As more people begin to hit the streets, the idea of people getting a little too close to us may be a concern. However, Dr William Bird, GP at the Royal Berkshire Hospital in Reading advises that, whilst we need to adhere to the advice about staying two metres apart from those outside of our household, a short brush past should not cause undue concern. "Brushing past someone shouldn't have any effect at all. You have to maintain about a minute or two with someone before you start to get the amount of virus that's needed to transmit," agrees Doctor William.
People who are sneezing and coughing could cause more of a problem. "If you are sneezing and coughing, you will be shedding lots of virus," says William. If you are experiencing symptoms of coronavirus - a fever or a new, continuous cough - the advice remains to stay at home and self-isolate for at least seven days.
Some people are electing to wear masks, particularly if they are required to work in close proximity with others, or are going to be in a confined space, such as on a train or tube. "Face coverings really protect others rather than yourself - unless you are wearing a tight, surgical mask, which is needed in the NHS," explains Bird. However, England has now followed Scotland and Northern Ireland in recommending face coverings (rather than surgical or other commercial masks) on public transport and in indoor shops where social distancing is not possible.
Take your time
While it's important not to let anxiety spoil your enjoyment of life, it's OK if you feel a little worried about resuming certain permitted activities. If the idea of doing something makes you feel stressed it may be advisable to take smaller steps towards an end goal.
Robb advises that we "start with activities that we really want to do," such as meeting a friend for a socially distant walk, rather than other activities we may not necessarily look forward to. This will make the experience more enjoyable and help to reassure us that we can push our boundaries a little.
You may also benefit from a change in diet and exercise routine to minimise the physical effects of anxiety. "The easiest things are to cut down on caffeine and alcohol, and be careful to eat fruit and veg. These habits will change the chemical balance in our brain, and bloodstream, for the better. Also spend time in nature, even if that just means a daily walk in a park. These are quick fixes that will immediately make you feel calmer," advises Natasha Tiwari, psychologist and CEO of The Veda Group.

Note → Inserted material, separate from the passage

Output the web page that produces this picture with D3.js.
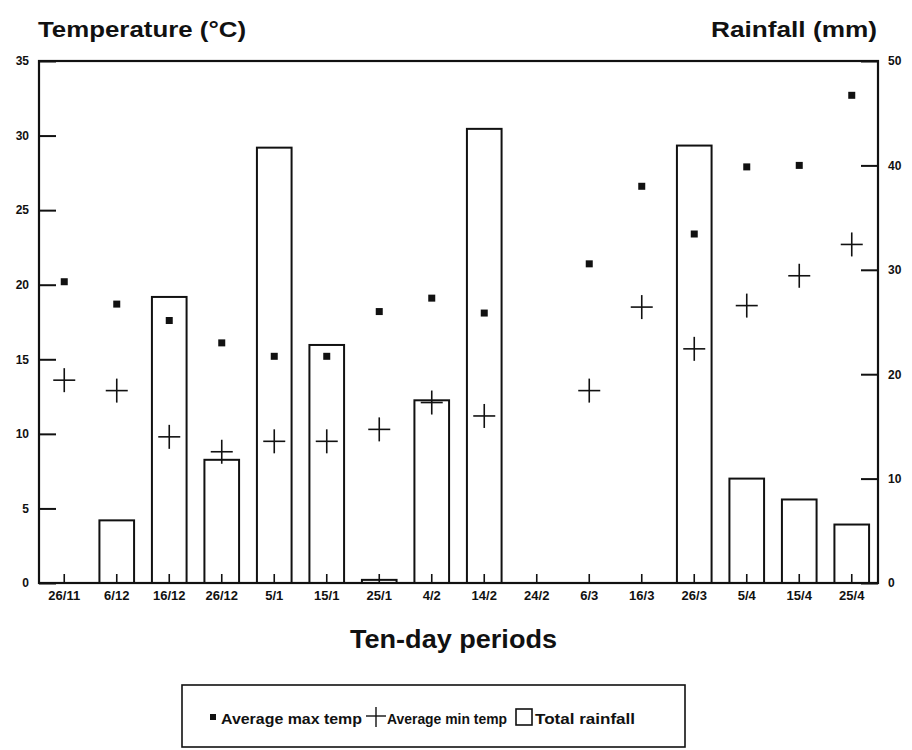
<!DOCTYPE html>
<html>
<head>
<meta charset="utf-8">
<script src="https://cdn.jsdelivr.net/npm/d3@7"></script>
<style>
  html, body { margin: 0; padding: 0; background: #ffffff; }
  svg { display: block; }
  text { font-family: "Liberation Sans", Arial, Helvetica, sans-serif; font-weight: bold; fill: #111; }
</style>
</head>
<body>
<svg id="chart" width="912" height="750"></svg>
<script>
// ---- data ----
const periods = ["26/11","6/12","16/12","26/12","5/1","15/1","25/1","4/2","14/2","24/2","6/3","16/3","26/3","5/4","15/4","25/4"];
const maxTemp = [20.2, 18.7, 17.6, 16.1, 15.2, 15.2, 18.2, 19.1, 18.1, null, 21.4, 26.6, 23.4, 27.9, 28.0, 32.7];
const minTemp = [13.6, 12.9, 9.8, 8.8, 9.5, 9.5, 10.3, 12.1, 11.2, null, 12.9, 18.5, 15.7, 18.6, 20.6, 22.7];
const rainfall = [0, 6.0, 27.4, 11.8, 41.7, 22.8, 0.3, 17.5, 43.5, 0, 0, 0, 41.9, 10.0, 8.0, 5.6];
const tempTicks = [0, 5, 10, 15, 20, 25, 30, 35];
const rainTicks = [0, 10, 20, 30, 40, 50];
const legendLabels = ["Average max temp", "Average min temp", "Total rainfall"];

// ---- layout ----
const L = 39, R = 878, T = 61, B = 583;
const svg = d3.select("#chart");
const ink = "#111";

const x = d3.scaleBand().domain(periods).range([38, 878]).paddingInner(0.34).paddingOuter(0.17);
const yT = d3.scaleLinear().domain([0, 35]).range([B, T]);
const yR = d3.scaleLinear().domain([0, 50]).range([B, T]);

// bars
const rainData = periods.map((p, i) => ({p, v: rainfall[i]})).filter(d => d.v > 0);
svg.append("g").selectAll("rect").data(rainData).join("rect")
  .attr("x", d => x(d.p))
  .attr("width", x.bandwidth())
  .attr("y", d => yR(d.v))
  .attr("height", d => B - yR(d.v))
  .attr("fill", "none")
  .attr("stroke", ink)
  .attr("stroke-width", 2);

// frame
svg.append("rect").attr("x", L).attr("y", T).attr("width", R - L).attr("height", B - T)
  .attr("fill", "none").attr("stroke", ink).attr("stroke-width", 2.2);

// left axis
const gl = svg.append("g").attr("transform", `translate(${L},0)`)
  .call(d3.axisLeft(yT).tickValues(tempTicks).tickSize(-17).tickPadding(10));
gl.select(".domain").remove();
gl.selectAll("line").attr("stroke", ink).attr("stroke-width", 2);
gl.selectAll("text").style("font-size", "12px").attr("fill", ink);

// right axis
const gr = svg.append("g").attr("transform", `translate(${R},0)`)
  .call(d3.axisRight(yR).tickValues(rainTicks).tickSize(-17).tickPadding(10));
gr.select(".domain").remove();
gr.selectAll("line").attr("stroke", ink).attr("stroke-width", 2);
gr.selectAll("text").style("font-size", "12px").attr("fill", ink);

// bottom axis
const gb = svg.append("g").attr("transform", `translate(0,${B})`)
  .call(d3.axisBottom(x).tickSize(-9).tickPadding(8));
gb.select(".domain").remove();
gb.selectAll("line").attr("stroke", ink).attr("stroke-width", 1.6);
gb.selectAll("text").style("font-size", "13px").attr("fill", ink);

// max temp squares
const maxData = periods.map((p, i) => ({p, v: maxTemp[i]})).filter(d => d.v != null);
svg.append("g").selectAll("rect").data(maxData).join("rect")
  .attr("x", d => x(d.p) + x.bandwidth() / 2 - 3.5)
  .attr("y", d => yT(d.v) - 3.5)
  .attr("width", 7).attr("height", 7)
  .attr("fill", ink);

// min temp plus
const minData = periods.map((p, i) => ({p, v: minTemp[i]})).filter(d => d.v != null);
const plus = svg.append("g").selectAll("g").data(minData).join("g")
  .attr("transform", d => `translate(${x(d.p) + x.bandwidth() / 2},${yT(d.v)})`);
plus.append("line").attr("x1", -11).attr("x2", 11).attr("y1", 0).attr("y2", 0)
  .attr("stroke", ink).attr("stroke-width", 1.6);
plus.append("line").attr("x1", 0).attr("x2", 0).attr("y1", -12).attr("y2", 12)
  .attr("stroke", ink).attr("stroke-width", 1.6);

// titles
svg.append("text").attr("x", 38).attr("y", 37).style("font-size", "22px")
  .attr("textLength", 208).attr("lengthAdjust", "spacingAndGlyphs").text("Temperature (°C)");
svg.append("text").attr("x", 877).attr("y", 37).attr("text-anchor", "end").style("font-size", "22px")
  .attr("textLength", 166).attr("lengthAdjust", "spacingAndGlyphs").text("Rainfall (mm)");
svg.append("text").attr("x", 350).attr("y", 648).style("font-size", "25px")
  .attr("textLength", 207).attr("lengthAdjust", "spacingAndGlyphs").text("Ten-day periods");

// legend
const lg = svg.append("g");
lg.append("rect").attr("x", 182).attr("y", 685).attr("width", 503).attr("height", 62)
  .attr("fill", "none").attr("stroke", ink).attr("stroke-width", 1.6);
lg.append("rect").attr("x", 210).attr("y", 714).attr("width", 6).attr("height", 6).attr("fill", ink);
lg.append("text").attr("x", 221).attr("y", 724).style("font-size", "15px")
  .attr("textLength", 141).attr("lengthAdjust", "spacingAndGlyphs").text(legendLabels[0]);
lg.append("line").attr("x1", 366).attr("x2", 386).attr("y1", 716).attr("y2", 716).attr("stroke", ink).attr("stroke-width", 1.4);
lg.append("line").attr("x1", 376).attr("x2", 376).attr("y1", 707).attr("y2", 727).attr("stroke", ink).attr("stroke-width", 1.4);
lg.append("text").attr("x", 387).attr("y", 724).style("font-size", "15px")
  .attr("textLength", 120).attr("lengthAdjust", "spacingAndGlyphs").text(legendLabels[1]);
lg.append("rect").attr("x", 516).attr("y", 709).attr("width", 16).attr("height", 16)
  .attr("fill", "none").attr("stroke", ink).attr("stroke-width", 1.6);
lg.append("text").attr("x", 535).attr("y", 724).style("font-size", "15px")
  .attr("textLength", 100).attr("lengthAdjust", "spacingAndGlyphs").text(legendLabels[2]);
</script>
</body>
</html>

If you feel that your anxiety is disproportionate, or are struggling to participate in normal, permitted activities, then you may have developed problematic anxiety. "We've been led to believe that being out and about poses a serious threat to the health and well-being of ourselves and loved ones. The idea of being around others again, is being perceived by our brains as seriously quite threatening," explains Tiwari.
One way to increase our confidence may be to share our worries with someone else. However, choose your confidant wisely, as if someone else is anxious or has read some misleading information, you may not find it as helpful. "Sharing anxieties with others can make us feel understood and less alone," agrees Tiwari. "It's just important not to fuel each other's stress and anxiousness and rather find some strength in morale."
While many of us will be able to overcome our initial anxiety, for others it may be more of a struggle. If you feel that your anxiety is beginning to have a negative effect on your daily life, it's important to seek help. "If you are not sure if you should seek help then take it as a sign that you should. Anxiety left unchecked can grow and become gnarlier, and tougher to overcome after long periods of time," advises Tiwari.
If your anxiety becomes overwhelming, speak with your GP, or contact Therapists for Covid where you will be able to access support free of charge.